Having someone beside you through all ups and downs of life, is the kind of guarantee that love provides. But that value can only be earned through time and effort. We can’t expect to reap the fruits of love without watering and nurturing it with both our hands. A life as mechanical as ours can only find some peace and solace in love — love that we see for ourselves in someone’s eyes or feel for someone else. That one fuzzy feeling keeps our blood warm on a cold winter night and us humans. I understand it’s not a bed of roses or walk on the clouds but once we go past the hardships, it’s the most wonderful thought or concept — growing old with someone.

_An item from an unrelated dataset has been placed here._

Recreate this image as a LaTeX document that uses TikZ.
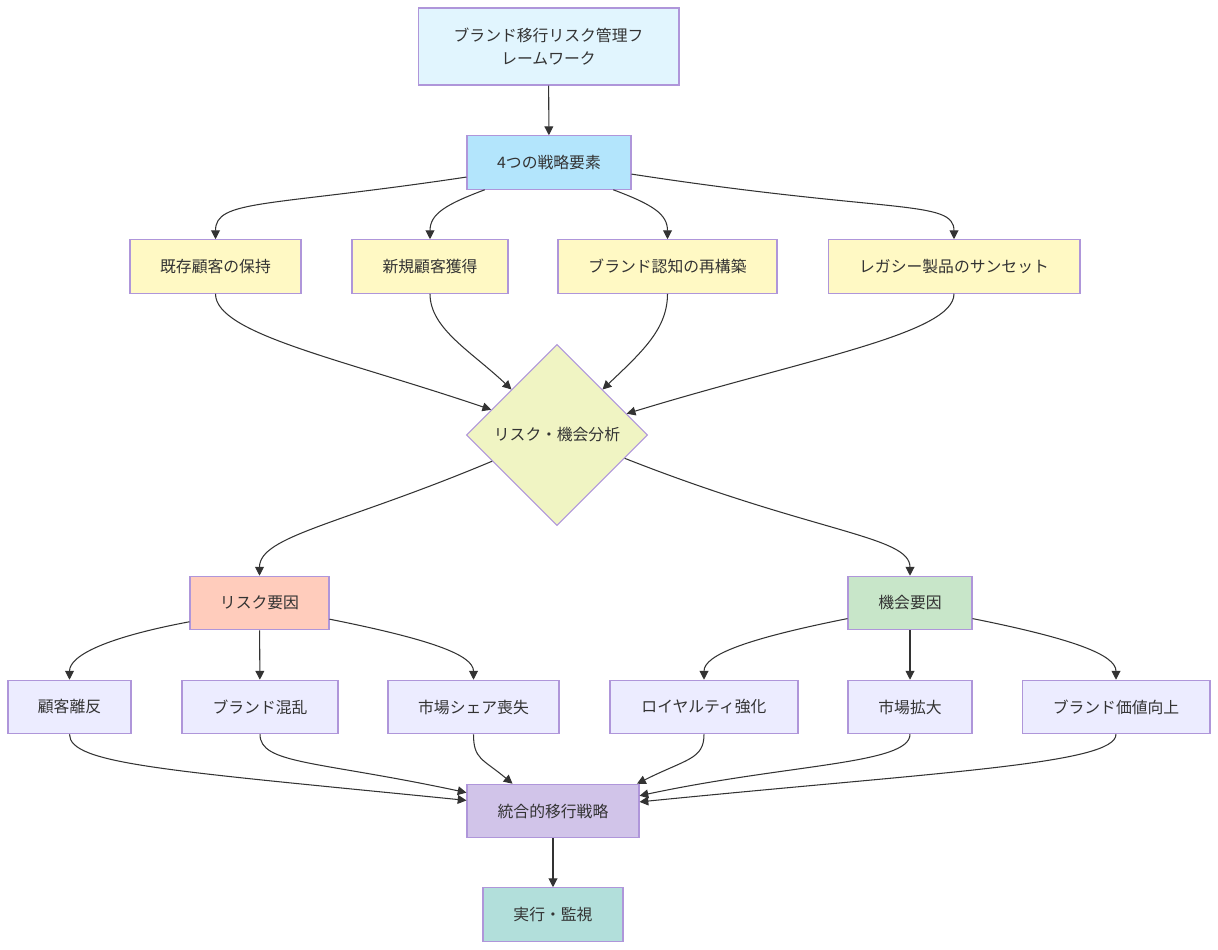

These ideas and concepts, like I said earlier, have become the thing of the past. We ought to bring back the love into our lives, especially now. This writer does not wish to promote recklessness but when you have the real deal, don’t sit with a calculator to check how it benefits you, it’s not a balance sheet. This kind of deal is once in a lifetime chance of happiness, grab it and preserve it.

We all apply the concept of perseverance to our professional lives. Rather without the will and the skill to fight the odds, success might be elusive. Why do we apply the same concept to our personal life as well? Why do we fall out of passion or patience in our personal life? Why do we expect someone to understand everything without us uttering a single word when we experience how opaque our daily lives make us to each other’s emotions and situations? Why do we forget to extend some empathy and consideration to the one that we love so much when we do that for acquaintances and strangers everyday. Like a promotion in designation love also changes levels but it is often misunderstood as being dead. It only elevates itself to a place where it is stable and peaceful. To a place you don’t really need to say that you love that person everyday because it becomes a universal truth. Like career goals, we should keep reminding ourselves of that peaceful place in our personal lives so that we never give up and be persistent.